Rappelons le 10ème considérant, qui expose que la mesure de gratuité mise en oeuvre visait à » favoriser l’accès à la culture au travers des musées et monuments concernés, des usagers qui, en raison de leur âge, ne disposent pas en général des ressources le leur permettant facilement, et [à] ancrer des habitudes de fréquentation régulière des monuments et des musées ».
L’objectif de fidélisation justifie donc la création d’une catégorie distincte d’usagers qui, en situation irrégulière sur le territoire, n’auraient pas vocation à devenir le public fidèle des musées.
Cette analyse nous semble fondée sur une pétition de principe. Le Conseil d’Etat suppose que la gratuité fidélise un public. La mesure n’aurait donc un intérêt que parce que les personnes concernées pourraient revenir dans les mêmes lieux.
Cet objectif, tel qu’il est exprimé par le Conseil d’Eat, aurait un sens si tout ressortissant européen ne piuvait pas bénéficier de la mesure, un touriste hongrois, aussi bien qu’un résident de longue durée en Estonie.

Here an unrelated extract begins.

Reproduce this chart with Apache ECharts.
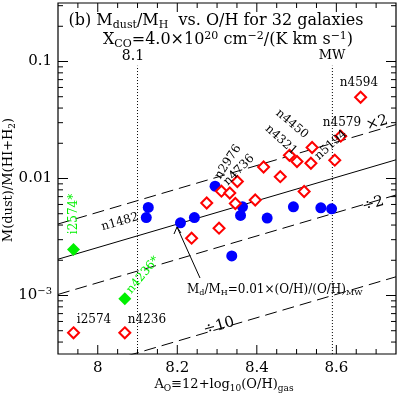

L’on nous fera remarquer que c’est là l’effet du Traité UE et de la directive 2003/109. Certes. Mais dès lors que cette catégorie d’usagers doit bénéficier de la mesure, l’on ne comprend pas comment une autre catégorie d’usagers peut en être écartée, pour le seul motif que leur séjour sur le territoire n’est pas destiné à durer.
Il y a là en tout cas un autre sujet de réflexion, plus profond que celui qui concerne la recevabilité des recours.
Ce sujet pourrait être ainsi exprimé : les catégories d’usagers qui bénéficient du principe d’égalité en raison de l’interdiction d’une discrimination doivent-elles être écartées pour apprécier le principe d’égalité vis-à-vis des autres catégories d’usagers ?
Les touristes européens bénéficiant de la mesure ne seront manifestement pas un public fidèle des musées nationaux. Ce n’est pourtant pas à leur situation qu’a été comparée celle des résidents français en situation irrégulière. Cette « mise à l’écart » est étonnante et mérite, selon nous, une réflexion plus approfondie.